We define Adjusted EBITDA as net income (loss) excluding interest expense, income taxes, depreciation and amortization, share-based compensation, employer payroll taxes on share-based compensation and other unusual and/or infrequent costs (i.e., impairment, restructuring and other expenses, acquisition-related expenses, loss on debt extinguishment and other income, net), which we do not consider in our evaluation of ongoing operating performance.

We define Adjusted EBITDA as a percent of net sales as adjusted EBITDA as defined above divided by net sales realized in the respective period.

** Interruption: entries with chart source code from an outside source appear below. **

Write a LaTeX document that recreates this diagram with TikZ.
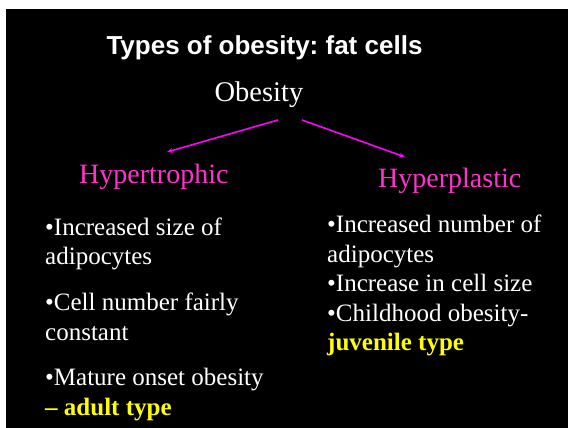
\documentclass[tikz,border=0pt]{standalone}
\usepackage{fontspec}
\setmainfont{Liberation Serif}
\newfontfamily\titlefont{Liberation Sans}
\usetikzlibrary{arrows.meta,positioning}
\definecolor{headpink}{HTML}{FF33CC}
\definecolor{arrowpink}{HTML}{FF00FF}
\definecolor{tagyellow}{HTML}{FFFF00}
\frenchspacing

\begin{document}
\begin{tikzpicture}[x=1pt,y=-1pt,>=Stealth]
\tikzset{title/.style={font=\titlefont\bfseries\fontsize{26}{30}\selectfont,text=white,inner sep=0pt},
  root/.style={font=\fontsize{28.5}{32}\selectfont,text=white,inner sep=0pt},
  kind/.style={font=\fontsize{28}{32}\selectfont,text=headpink,inner sep=0pt},
  item/.style={font=\fontsize{25}{29.5}\selectfont,text=white,align=left,inner sep=0pt,anchor=base west},
  branch/.style={draw=arrowpink,line width=1.6pt,-{Stealth[length=6pt,width=5pt]}}}
\fill[white] (0,0) rectangle (568,428);
\fill[black] (6,9) rectangle (568,428);
\node[title,anchor=base] (head) at (264.5,55) {Types of obesity: fat cells};
\node[root,anchor=base] (obesity) at (259,102) {Obesity};
\node[kind,anchor=base west] (hypertro) at (79,183) {Hypertrophic};
\node[kind,anchor=base west] (hyperpla) at (378,187) {Hyperplastic};
% left column (placed by last baseline)
\node[item] (size) at (45,264.5) {•Increased size of\\adipocytes};
\node[item] (count) at (45,340) {•Cell number fairly\\constant};
\node[item] (adult) at (45,415) {•Mature onset obesity\\{\bfseries\color{tagyellow}– adult type}};
% right column
\node[item] (number) at (327,350.7) {•Increased number of\\adipocytes\\•Increase in cell size\\•Childhood obesity-\\{\bfseries\color{tagyellow}juvenile type}};
% arrows
\coordinate (fork l) at (278,120);
\coordinate (fork r) at (302,120);
\coordinate (tip l) at (167,152);
\coordinate (tip r) at (405,157);
\draw[branch] (fork l) -- (tip l);
\draw[branch] (fork r) -- (tip r);
\end{tikzpicture}
\end{document}
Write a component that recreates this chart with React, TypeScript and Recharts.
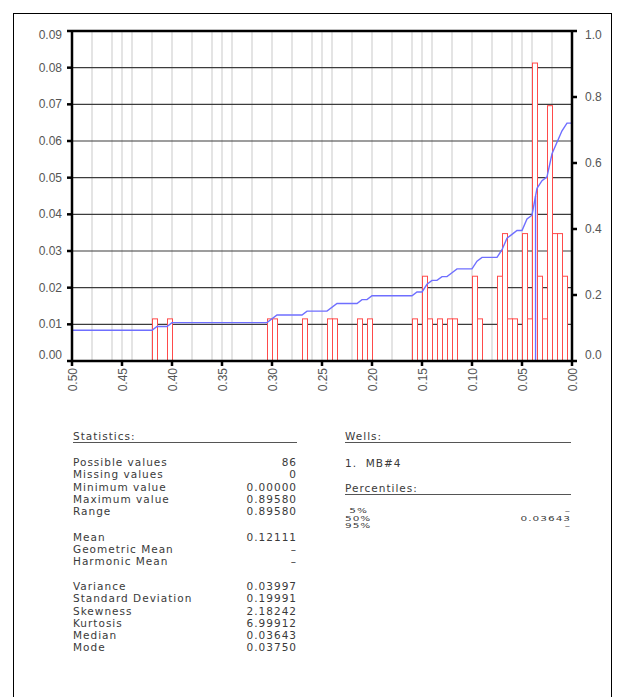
import React from 'react';
import { ComposedChart, Bar, Line, XAxis, YAxis, CartesianGrid, ReferenceLine } from 'recharts';

const POSSIBLE_VALUES = 86;
const MEDIAN = 0.03643;
const BIN_WIDTH = 0.005;

// non-empty histogram bins (lower edge) and their sample counts
const binLows = [
    0.415, 0.4, 0.3, 0.295, 0.265, 0.24, 0.235, 0.21, 0.2,
    0.155, 0.145, 0.14, 0.13, 0.12, 0.115,
    0.095, 0.09,
    0.07, 0.065, 0.06, 0.055,
    0.045, 0.04, 0.035, 0.03, 0.025, 0.02, 0.015, 0.01, 0.005,
];
const binCounts = [
    1, 1, 1, 1, 1, 1, 1, 1, 1,
    1, 2, 1, 1, 1, 1,
    2, 1,
    2, 3, 1, 1,
    3, 1, 7, 2, 1, 6, 3, 3, 2,
];

// cumulative curve: number of samples at or above each bin edge
const cumEdges = [
    0.5, 0.42, 0.415, 0.405, 0.4, 0.305, 0.295, 0.27, 0.265, 0.245, 0.235, 0.215, 0.21, 0.205, 0.2,
    0.16, 0.155, 0.15, 0.145, 0.14, 0.135, 0.13, 0.125, 0.12, 0.115, 0.1, 0.095, 0.09, 0.075, 0.07,
    0.065, 0.06, 0.055, 0.05, 0.045, 0.04, 0.035, 0.03, 0.025, 0.02, 0.015, 0.01, 0.005, 0,
];
const cumCounts = [
    8, 8, 9, 9, 10, 10, 12, 12, 13, 13, 15, 15, 16, 16, 17,
    17, 18, 18, 20, 21, 21, 22, 22, 23, 24, 24, 26, 27, 27, 29,
    32, 33, 34, 34, 37, 38, 45, 47, 48, 54, 57, 60, 62, 62,
];

const xTicks = [0, 0.05, 0.1, 0.15, 0.2, 0.25, 0.3, 0.35, 0.4, 0.45, 0.5];
const xGridValues = [
    0.02, 0.04, 0.05, 0.06, 0.08, 0.1, 0.12, 0.14, 0.15, 0.16, 0.18, 0.2, 0.22, 0.24, 0.25,
    0.26, 0.28, 0.3, 0.32, 0.34, 0.35, 0.36, 0.38, 0.4, 0.42, 0.44, 0.45, 0.46, 0.48,
];
const freqTicks = [0, 0.01, 0.02, 0.03, 0.04, 0.05, 0.06, 0.07, 0.08, 0.09];
const cumTicks = [0, 0.2, 0.4, 0.6, 0.8, 1.0];

const statsA = [
    ['Possible values', '86'],
    ['Missing values', '0'],
    ['Minimum value', '0.00000'],
    ['Maximum value', '0.89580'],
    ['Range', '0.89580'],
];
const statsB = [
    ['Mean', '0.12111'],
    ['Geometric Mean', '–'],
    ['Harmonic Mean', '–'],
];
const statsC = [
    ['Variance', '0.03997'],
    ['Standard Deviation', '0.19991'],
    ['Skewness', '2.18242'],
    ['Kurtosis', '6.99912'],
    ['Median', '0.03643'],
    ['Mode', '0.03750'],
];
const percentiles = [
    ['\u00a05%', '–'],
    ['50%', '0.03643'],
    ['95%', '–'],
];

// one row per 0.005 bin, ordered left to right (0.50 down to 0.00)
const bins = Array.from({ length: 100 }, (_, i) => {
    const lo = +((99 - i) * BIN_WIDTH).toFixed(3);
    const k = binLows.findIndex((b) => Math.abs(b - lo) < 1e-6);
    const count = k >= 0 ? binCounts[k] : 0;
    return { bin: lo.toFixed(3), freq: count / POSSIBLE_VALUES };
});

const cumData = cumEdges.map((v, i) => ({ v, share: cumCounts[i] / POSSIBLE_VALUES }));

const AXIS_FONT = '"Liberation Sans", Arial, sans-serif';
const TEXT_FONT = '"DejaVu Sans", sans-serif';
const LABEL_GREY = '#555';

const YTick = (props: any) => {
    const { x, y, payload, textAnchor, digits, top } = props;
    const v = payload.value;
    let dy = 0;
    if (v === 0) dy = -6;
    else if (Math.abs(v - top) < 1e-9) dy = 4;
    return (
        <text x={x} y={y + dy} textAnchor={textAnchor} dominantBaseline="central"
            fill={LABEL_GREY} fontSize={12} fontFamily={AXIS_FONT}>
            {v.toFixed(digits)}
        </text>
    );
};

const XTick = (props: any) => {
    const { x, y, payload } = props;
    return (
        <text transform={`translate(${x + 1},${y}) rotate(-90)`} textAnchor="end" dominantBaseline="central"
            fill={LABEL_GREY} fontSize={12} fontFamily={AXIS_FONT}>
            {payload.value.toFixed(2)}
        </text>
    );
};

const BinRect = (props: any) => {
    const { x, y, width, height } = props;
    if (!height || height <= 0) return null;
    return <rect x={x + 0.5} y={y + 0.5} width={width} height={height} fill="#fff" stroke="#ff4a4a" strokeWidth={1} />;
};

function Rows({ rows, top, left, width, lineHeight = 12.3, cellStyle = {}, style = {} }: any) {
    return (
        <div style={{ position: 'absolute', top, left, width, ...style }}>
            {rows.map(([label, value]: string[]) => (
                <div key={label} style={{ display: 'flex', justifyContent: 'space-between', alignItems: 'center', height: lineHeight, lineHeight: `${lineHeight}px`, whiteSpace: 'pre' }}>
                    <span style={cellStyle}>{label}</span>
                    <span style={cellStyle}>{value}</span>
                </div>
            ))}
        </div>
    );
}

function Heading({ text, top, left, width }: any) {
    return (
        <div style={{ position: 'absolute', top, left, width, height: 12, lineHeight: '12px', borderBottom: '1.5px solid #555' }}>
            {text}
        </div>
    );
}

export default function App() {
    return (
        <div style={{ position: 'absolute', left: 0, top: 0, width: 625, height: 697, background: '#fff', overflow: 'hidden' }}>
            <div style={{ position: 'absolute', left: 13, top: 13, width: 597, height: 700, border: '1px solid #000' }} />

            <div style={{ position: 'absolute', left: 0, top: 0 }}>
                <ComposedChart width={625} height={410} data={bins} margin={{ top: 31, right: 0, bottom: 0, left: 0 }}
                    barCategoryGap={0} barGap={0}>
                    <CartesianGrid xAxisId="val" yAxisId="freq" horizontal={false} verticalValues={xGridValues} stroke="#d2d2d2" strokeWidth={1.2} />
                    <CartesianGrid xAxisId="val" yAxisId="freq" vertical={false} stroke="#3c3c3c" strokeWidth={1.2} />
                    <XAxis xAxisId="bins" dataKey="bin" type="category" orientation="top" height={0} hide />
                    <XAxis
                        xAxisId="val"
                        dataKey="v"
                        type="number"
                        domain={[0, 0.5]}
                        reversed
                        allowDataOverflow
                        ticks={xTicks}
                        interval={0}
                        height={49}
                        tickSize={5}
                        tickMargin={2}
                        axisLine={{ stroke: '#000', strokeWidth: 2.5 }}
                        tickLine={{ stroke: '#000', strokeWidth: 2.5 }}
                        tick={<XTick />}
                    />
                    <YAxis
                        yAxisId="freq"
                        domain={[0, 0.09]}
                        ticks={freqTicks}
                        interval={0}
                        width={72}
                        tickSize={5}
                        tickMargin={5}
                        allowDataOverflow
                        axisLine={{ stroke: '#000', strokeWidth: 2.5 }}
                        tickLine={{ stroke: '#000', strokeWidth: 2.5 }}
                        tick={<YTick digits={2} top={0.09} />}
                    />
                    <YAxis
                        yAxisId="cum"
                        orientation="right"
                        domain={[0, 1]}
                        ticks={cumTicks}
                        interval={0}
                        width={53}
                        tickSize={5}
                        tickMargin={8}
                        allowDataOverflow
                        axisLine={{ stroke: '#000', strokeWidth: 2.5 }}
                        tickLine={{ stroke: '#000', strokeWidth: 2.5 }}
                        tick={<YTick digits={1} top={1} />}
                    />
                    <Bar xAxisId="bins" yAxisId="freq" dataKey="freq" shape={<BinRect />} isAnimationActive={false} />
                    <Line
                        xAxisId="val"
                        yAxisId="cum"
                        data={cumData}
                        dataKey="share"
                        type="linear"
                        dot={false}
                        stroke="#6f6fff"
                        strokeWidth={1.4}
                        isAnimationActive={false}
                    />
                    <ReferenceLine
                        xAxisId="val"
                        yAxisId="cum"
                        segment={[{ x: MEDIAN, y: 0 }, { x: MEDIAN, y: 0.5 }]}
                        stroke="#6f6fff"
                        strokeWidth={1.4}
                    />
                    <ReferenceLine xAxisId="val" yAxisId="freq" y={0.09} stroke="#000" strokeWidth={2.5} />
                </ComposedChart>
            </div>

            <div style={{ fontFamily: TEXT_FONT, fontSize: 10.5, letterSpacing: 1, color: '#3a3a3a' }}>
                <Heading text="Statistics:" top={430} left={73} width={224} />
                <Rows rows={statsA} top={456} left={73} width={224} />
                <Rows rows={statsB} top={530.5} left={73} width={224} />
                <Rows rows={statsC} top={580} left={73} width={224} />

                <Heading text="Wells:" top={430} left={345} width={226} />
                <div style={{ position: 'absolute', top: 457, left: 345, whiteSpace: 'pre', lineHeight: '12px' }}>1.  MB#4</div>
                <Heading text="Percentiles:" top={482} left={345} width={226} />
                {/* percentile rows use the same glyphs squashed vertically */}
                <Rows rows={percentiles} top={507} left={345} width={226} lineHeight={7.7}
                    cellStyle={{ display: 'inline-block', lineHeight: '12px', transform: 'scaleY(0.6)', transformOrigin: 'center' }} />
            </div>
        </div>
    );
}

We define Pro Forma Adjusted Net Income as net income (loss) excluding (i) pro forma adjustments to interest expense for all periods presented as if our IPO and the resulting paydown of all outstanding debt had occurred at the beginning of each period presented, (ii) share-based compensation and employer payroll taxes on share-based compensation which have disproportionately impacted select periods presented as certain awards had catch-up vesting conditions triggered by the IPO, (iii) certain other unusual and/or infrequent costs (i.e., impairment, restructuring and other expenses, acquisition-related expenses, loss on debt extinguishment), which we do not consider in our evaluation of ongoing operating performance but including (iv) incremental costs of being a public company estimated for the periods presented during which the Company was not yet public and (v) the pro forma income tax expense resulting from the above adjustments to net income.

We define Pro Forma Adjusted Net Income per Diluted Share as pro forma adjusted net income as defined above divided by the weighted average shares that would have been outstanding if our IPO had occurred at the beginning of each period presented.